Prepare the Audit Committee Report required by the SEC to be included in the Company’s annual proxy statement commencing in 2003, disclosing, among other things, whether the Audit Committee (i) has reviewed and discussed the audited financial statements with management; (ii) has discussed with the outside auditors the matters required by Statement on Auditing Standards No. 61; (iii) has received from, and discussed with, the outside auditors the required written disclosures regarding their independence and (iv) based on such review and discussion, has recommended to the Board that the Company’s audited financial statements be filed with the SEC on Form 10-K. The report shall also disclose whether the Audit Committee has a written charter.

 


*

This provision will not become effective until the Public Company Accounting Oversight Board is operational and the auditing firm has qualified as a “registered public accounting firm.”

 

 

 

3.

 

Prepare and review with the Board an annual performance evaluation of the Audit Committee, which evaluation must compare the performance of the Audit Committee with the requirements of this Amended and Restated Charter, and set forth the goals and objectives of the Audit Committee for the upcoming year.
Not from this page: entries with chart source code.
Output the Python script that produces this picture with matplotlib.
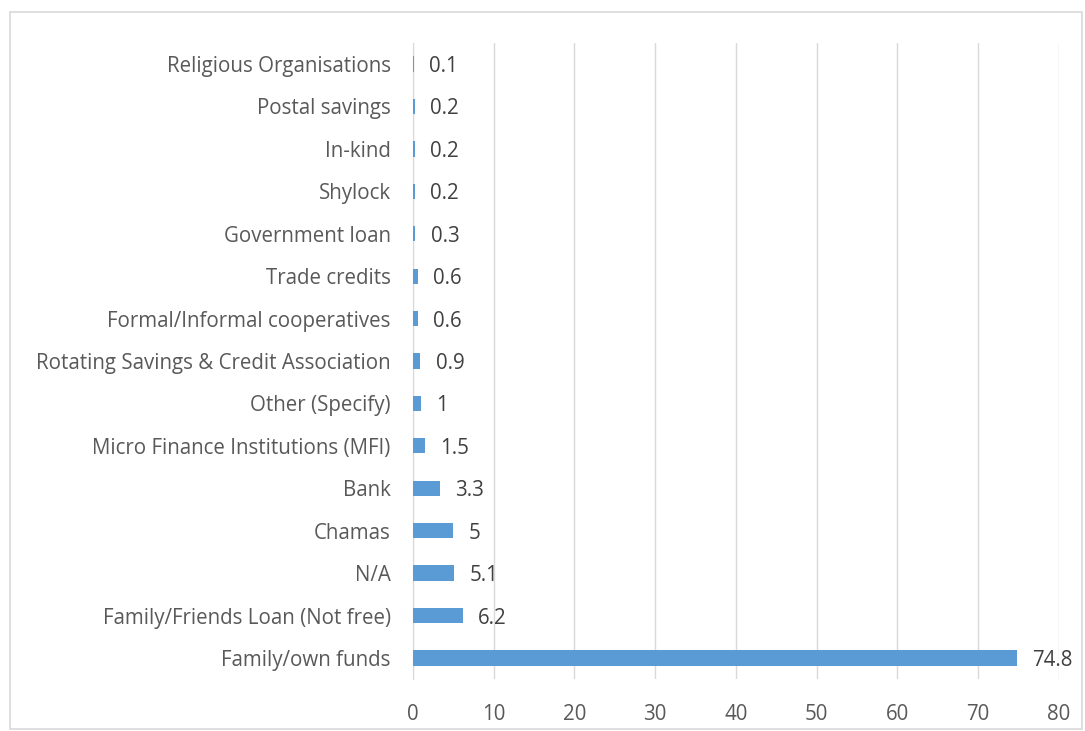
import matplotlib
matplotlib.use("Agg")
import matplotlib.pyplot as plt
from matplotlib.patches import Rectangle

categories = [
    "Family/own funds",
    "Family/Friends Loan (Not free)",
    "N/A",
    "Chamas",
    "Bank",
    "Micro Finance Institutions (MFI)",
    "Other (Specify)",
    "Rotating Savings & Credit Association",
    "Formal/Informal cooperatives",
    "Trade credits",
    "Government loan",
    "Shylock",
    "In-kind",
    "Postal savings",
    "Religious Organisations",
]
values = [74.8, 6.2, 5.1, 5, 3.3, 1.5, 1, 0.9, 0.6, 0.6, 0.3, 0.2, 0.2, 0.2, 0.1]
value_labels = ["74.8", "6.2", "5.1", "5", "3.3", "1.5", "1", "0.9", "0.6", "0.6",
                "0.3", "0.2", "0.2", "0.2", "0.1"]
xticks = [0, 10, 20, 30, 40, 50, 60, 70, 80]

plt.rcParams["font.family"] = ["Open Sans", "DejaVu Sans"]

fig = plt.figure(figsize=(10.85, 7.31), dpi=100)
fig.patches.append(Rectangle((10 / 1085, 1 - 729 / 731), 1072 / 1085, 717 / 731,
                             transform=fig.transFigure, fill=False,
                             edgecolor="#D9D9D9", linewidth=1.2))
ax = fig.add_axes([0.3806, 0.0709, 0.5954, 0.8705])

ypos = list(range(len(categories)))
ax.barh(ypos, values, height=0.36, color="#5B9BD5", zorder=3)
for y, v, lab in zip(ypos, values, value_labels):
    ax.text(v + 1.9, y, lab, va="center_baseline", ha="left", fontsize=14.8,
            color="#404040")

ax.set_xlim(0, 80)
ax.set_ylim(-0.5, len(categories) - 0.5)
ax.set_xticks(xticks)
ax.set_yticks(ypos)
ax.set_yticklabels(categories)
ax.tick_params(axis="both", length=0, labelsize=14.8, labelcolor="#595959")
ax.tick_params(axis="y", pad=16)
ax.tick_params(axis="x", pad=18)
ax.grid(axis="x", color="#D9D9D9", linewidth=1, zorder=0)
for side in ["top", "right", "bottom"]:
    ax.spines[side].set_visible(False)
ax.spines["left"].set_color("#D9D9D9")

fig.savefig("out.png", dpi=100)
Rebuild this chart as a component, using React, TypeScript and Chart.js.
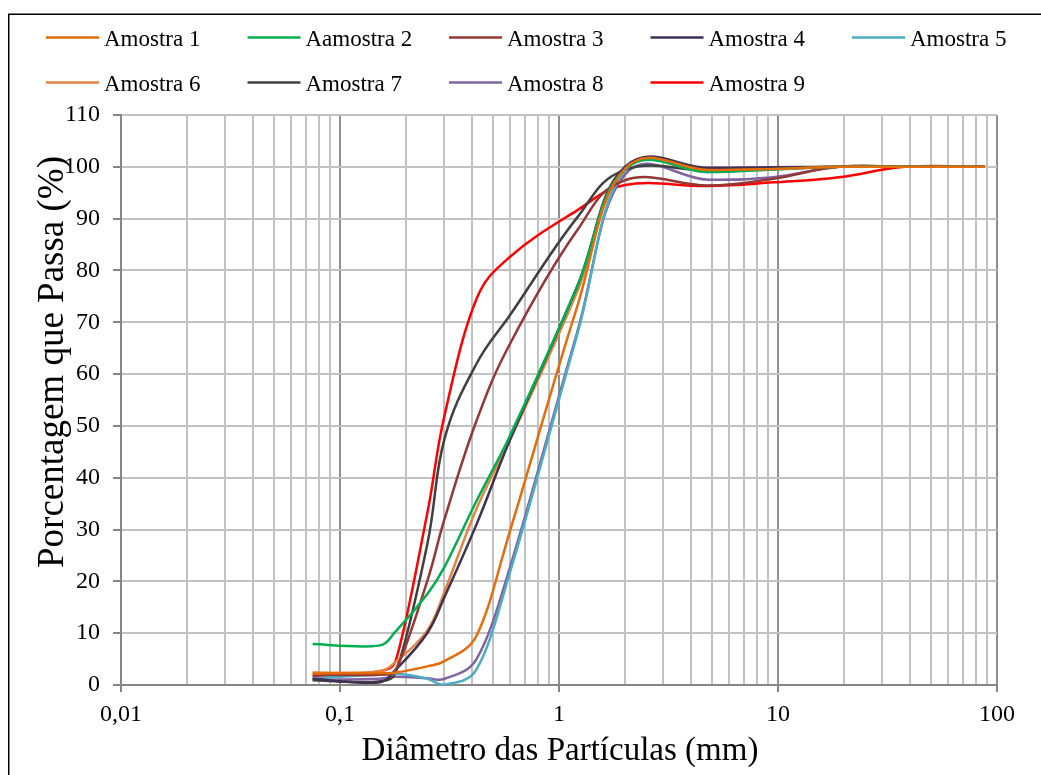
import { useEffect, useRef } from 'react';
import { Chart, registerables } from 'chart.js';

Chart.register(...registerables);

// Sieve openings (mm)
const sieveSizes = [0.075, 0.15, 0.18, 0.25, 0.3, 0.42, 0.6, 1.2, 2.0, 4.8, 9.5, 19, 38, 88];

// Percent passing for each sample
const amostra1 = [2.2, 2.3, 2.4, 3.6, 4.6, 9.5, 30, 72.5, 99.6, 99.4, 99.6, 100, 100, 100];
const amostra2 = [7.9, 7.6, 10.4, 17.5, 22.8, 35.5, 48.3, 76.5, 99.5, 99.0, 99.5, 100, 100, 100];
const amostra3 = [2.0, 2.0, 3.0, 20, 32, 51, 66, 87.5, 97.4, 96.4, 97.7, 100, 100, 100];
const amostra4 = [1.2, 0.5, 3.0, 10, 17, 31, 47.5, 76.5, 100, 99.8, 99.9, 100, 100, 100];
const amostra5 = [1.3, 2.0, 2.2, 1.2, 0.1, 3, 22, 67, 99.3, 99.0, 99.5, 100, 100, 100];
const amostra6 = [2.4, 2.6, 4.5, 10.5, 18, 34, 47.5, 75.5, 99.8, 99.5, 99.7, 100, 100, 100];
const amostra7 = [0.9, 0.7, 2.5, 27, 47.5, 62, 71.5, 90, 99.4, 99.3, 99.6, 100, 100, 100];
const amostra8 = [1.0, 1.2, 1.6, 1.3, 1.2, 5, 23, 67.5, 98.5, 97.5, 98, 100, 100, 100];
const amostra9 = [1.6, 2.6, 4.8, 33, 52, 74.5, 82.7, 91.5, 96.5, 96.3, 97, 98, 100, 100];

const seriesValues = [amostra1, amostra2, amostra3, amostra4, amostra5, amostra6, amostra7, amostra8, amostra9];
const seriesLabels = ['Amostra 1', 'Aamostra 2', 'Amostra 3', 'Amostra 4', 'Amostra 5', 'Amostra 6', 'Amostra 7', 'Amostra 8', 'Amostra 9'];
const seriesColors = ['#E46C0A', '#00B050', '#953735', '#403152', '#4BACC6', '#E5843F', '#404040', '#8064A2', '#FF0000'];

const xTitle = 'Diâmetro das Partículas (mm)';
const yTitle = 'Porcentagem que Passa (%)';
const yMin = 0;
const yMax = 110;
const yStep = 10;
const xMin = 0.01;
const xMax = 100;

// Excel-like smoothing strength
const SMOOTH_K = 0.42;

function buildLogTicks(): number[] {
  const out: number[] = [];
  for (let k = -2; k <= 1; k++) {
    for (let m = 1; m <= 9; m++) {
      out.push(parseFloat((m * Math.pow(10, k)).toPrecision(6)));
    }
  }
  out.push(100);
  return out;
}
const xTickValues = buildLogTicks();

function isDecade(v: number): boolean {
  const l = Math.log10(v);
  return Math.abs(l - Math.round(l)) < 1e-9;
}

function formatDecade(v: number): string {
  if (v >= 1) return String(Math.round(v));
  const digits = Math.round(-Math.log10(v));
  return v.toFixed(digits).replace('.', ',');
}

// Replace Chart.js control points with Excel-style smoothing (computed from the scale pixels)
const smoothPlugin = {
  id: 'excelSmooth',
  beforeDatasetDraw(chart: any, args: any) {
    const meta = args.meta;
    const pts = meta.data as any[];
    const n = pts.length;
    if (n < 2) return;
    for (let i = 0; i < n; i++) {
      const p = pts[i];
      const prev = pts[Math.max(0, i - 1)];
      const next = pts[Math.min(n - 1, i + 1)];
      const dx = next.x - prev.x;
      const dy = next.y - prev.y;
      const dChord = Math.hypot(dx, dy) || 1;
      const dPrev = Math.hypot(p.x - prev.x, p.y - prev.y);
      const dNext = Math.hypot(next.x - p.x, next.y - p.y);
      const fIn = Math.min(0.5, dPrev / dChord) * SMOOTH_K;
      const fOut = Math.min(0.5, dNext / dChord) * SMOOTH_K;
      p.cp1x = p.x - dx * fIn;
      p.cp1y = p.y - dy * fIn;
      p.cp2x = p.x + dx * fOut;
      p.cp2y = p.y + dy * fOut;
    }
    if (meta.dataset) {
      meta.dataset._pointsUpdated = true;
      meta.dataset._path = undefined;
    }
  },
};

const decorPlugin = {
  id: 'decor',
  afterDraw(chart: any) {
    const ctx = chart.ctx as CanvasRenderingContext2D;
    ctx.save();
    // outer border
    ctx.strokeStyle = '#000000';
    ctx.lineWidth = 1.5;
    ctx.strokeRect(8.75, 14.25, 2000, 2000);

    // legend
    ctx.font = '23px "Liberation Serif"';
    ctx.textAlign = 'left';
    ctx.textBaseline = 'alphabetic';
    ctx.fillStyle = '#000000';
    const ds = chart.data.datasets;
    for (let i = 0; i < ds.length; i++) {
      const row = i < 5 ? 0 : 1;
      const col = i < 5 ? i : i - 5;
      const lx = 46 + col * 201.5;
      const ly = row === 0 ? 37.5 : 82.5;
      ctx.strokeStyle = ds[i].borderColor;
      ctx.lineWidth = 2.5;
      ctx.beginPath();
      ctx.moveTo(lx, ly);
      ctx.lineTo(lx + 53, ly);
      ctx.stroke();
      ctx.fillText(ds[i].label, lx + 58, ly + 8.2);
    }

    // axis titles
    ctx.fillStyle = '#000000';
    ctx.font = '33px "Liberation Serif"';
    ctx.textAlign = 'center';
    ctx.fillText(xTitle, 560, 760);

    ctx.save();
    ctx.translate(63, 362);
    ctx.rotate(-Math.PI / 2);
    ctx.font = '37px "Liberation Serif"';
    ctx.textAlign = 'center';
    ctx.fillText(yTitle, 0, 0);
    ctx.restore();

    ctx.restore();
  },
};

export default function App() {
  const canvasRef = useRef<HTMLCanvasElement | null>(null);

  useEffect(() => {
    const canvas = canvasRef.current;
    if (!canvas) return;
    const chart = new Chart(canvas, {
      type: 'line',
      data: {
        datasets: seriesValues.map((vals, i) => ({
          label: seriesLabels[i],
          data: sieveSizes.map((x, j) => ({ x, y: vals[j] })),
          borderColor: seriesColors[i],
          backgroundColor: seriesColors[i],
          borderWidth: 2.5,
          pointRadius: 0,
          pointHoverRadius: 0,
          tension: 0.4,
          fill: false,
        })),
      },
      options: {
        responsive: false,
        animation: false,
        events: [],
        layout: { padding: { left: 0, top: 115, right: 44, bottom: 0 } },
        plugins: {
          legend: { display: false },
          tooltip: { enabled: false },
          title: { display: false },
        },
        scales: {
          x: {
            type: 'logarithmic',
            min: xMin,
            max: xMax,
            afterBuildTicks: (scale: any) => {
              scale.ticks = xTickValues.map((v) => ({ value: v }));
            },
            afterFit: (scale: any) => {
              scale.height = 90;
            },
            ticks: {
              autoSkip: false,
              maxRotation: 0,
              minRotation: 0,
              padding: 8,
              color: '#000000',
              font: { family: '"Liberation Serif"', size: 24 },
              callback: (value: any) => {
                const v = Number(value);
                return isDecade(v) ? formatDecade(v) : '';
              },
            },
            grid: {
              color: (c: any) => (c.tick && isDecade(c.tick.value) ? '#8f8f8f' : '#c2c2c2'),
              lineWidth: 2,
              tickLength: 7,
              tickColor: (c: any) => (c.tick && isDecade(c.tick.value) ? '#868686' : 'rgba(0,0,0,0)'),
            },
            border: { color: '#868686', width: 2 },
          },
          y: {
            min: yMin,
            max: yMax,
            afterFit: (scale: any) => {
              scale.width = 121;
            },
            ticks: {
              stepSize: yStep,
              padding: 13,
              color: '#000000',
              font: { family: '"Liberation Serif"', size: 24 },
            },
            grid: {
              color: '#c2c2c2',
              lineWidth: 2,
              tickLength: 8,
              tickColor: '#868686',
            },
            border: { color: '#868686', width: 2 },
          },
        },
      },
      plugins: [smoothPlugin, decorPlugin],
    } as any);
    return () => {
      chart.destroy();
    };
  }, []);

  return (
    <div style={{ position: 'absolute', left: 0, top: 0, width: 1041, height: 775, background: '#ffffff' }}>
      <canvas ref={canvasRef} width={1041} height={775} />
    </div>
  );
}
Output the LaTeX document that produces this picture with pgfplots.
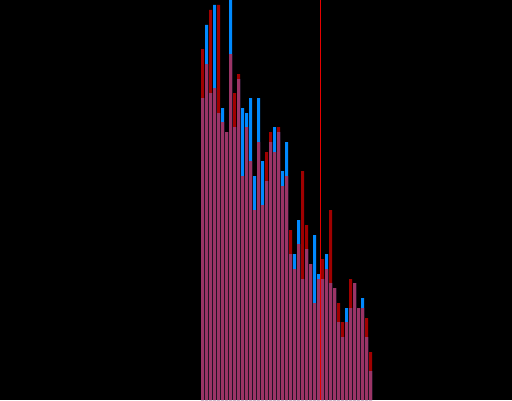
\documentclass[border=0pt]{standalone}
\usepackage{pgfplots}
\usepackage{pgfplotstable}
\pgfplotsset{compat=1.18}
\definecolor{cblue}{RGB}{0,138,255}
\definecolor{cred}{RGB}{160,0,0}
\definecolor{cboth}{RGB}{155,52,102}
\definecolor{cline}{RGB}{230,0,0}
\pgfplotstableread{
k blue red both
0 302 351 302
1 375 336 336
2 307 390 307
3 395 312 312
4 287 395 287
5 292 278 278
6 268 268 268
7 410 346 346
8 273 307 273
9 321 326 321
10 292 224 224
11 287 273 273
12 302 239 239
13 224 190 190
14 302 258 258
15 239 195 195
16 219 248 219
17 258 268 258
18 273 248 248
19 268 273 268
20 229 214 214
21 258 224 224
22 146 170 146
23 146 131 131
24 180 156 156
25 121 229 121
26 151 175 151
27 136 136 136
28 165 97 97
29 126 121 121
30 121 141 121
31 146 131 131
32 117 190 117
33 112 112 112
34 78 97 78
35 63 78 63
36 92 78 78
37 92 121 92
38 117 117 117
39 92 92 92
40 102 92 92
41 63 82 63
42 29 48 29
}\hist
\begin{document}
\begin{tikzpicture}
\begin{axis}[
  scale only axis, width=512pt, height=400pt,
  xmin=-50.625, xmax=77.375, ymin=0, ymax=400,
  axis lines=none, ticks=none,
  axis background/.style={fill=black},
  clip=true,
]
\addplot[ybar, bar width=0.75, bar shift=0pt, fill=cblue, draw=none] table[x=k, y=blue] {\hist};
\addplot[ybar, bar width=0.75, bar shift=0pt, fill=cred, draw=none] table[x=k, y=red] {\hist};
\addplot[ybar, bar width=0.75, bar shift=0pt, fill=cboth, draw=none] table[x=k, y=both] {\hist};
\addplot[cline, line width=1.3pt] coordinates {(29.5,0) (29.5,400)};
\end{axis}
\end{tikzpicture}
\end{document}
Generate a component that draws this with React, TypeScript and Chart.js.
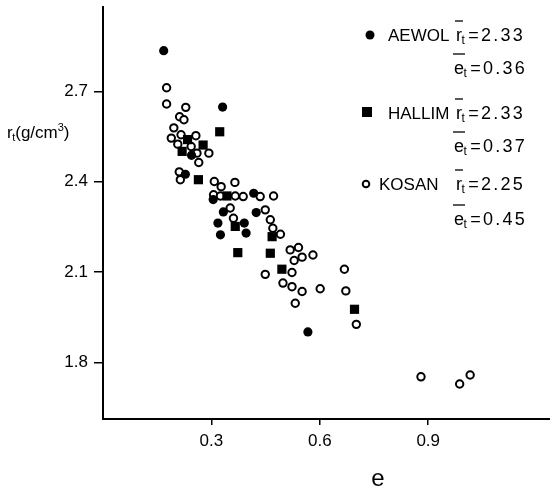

The performance evaluation by the Audit Committee shall be conducted in such manner as the Audit Committee deems appropriate. The report to the Board may take the form of an oral report by the chair of the Audit Committee or any other member of the Audit Committee designated by the Audit Committee to make such report.

 

LIMITATION ON DUTIES

 

While the Audit Committee has the duties, responsibilities and authority set forth in this Amended and Restated Charter, nothing contained herein shall be deemed to impose on the Committee any duty, in the ordinary course, to plan or conduct audits or to make any determination that the Company’s financial statements are accurate and in accordance with generally accepted accounting principles. Such duties are the responsibility of management.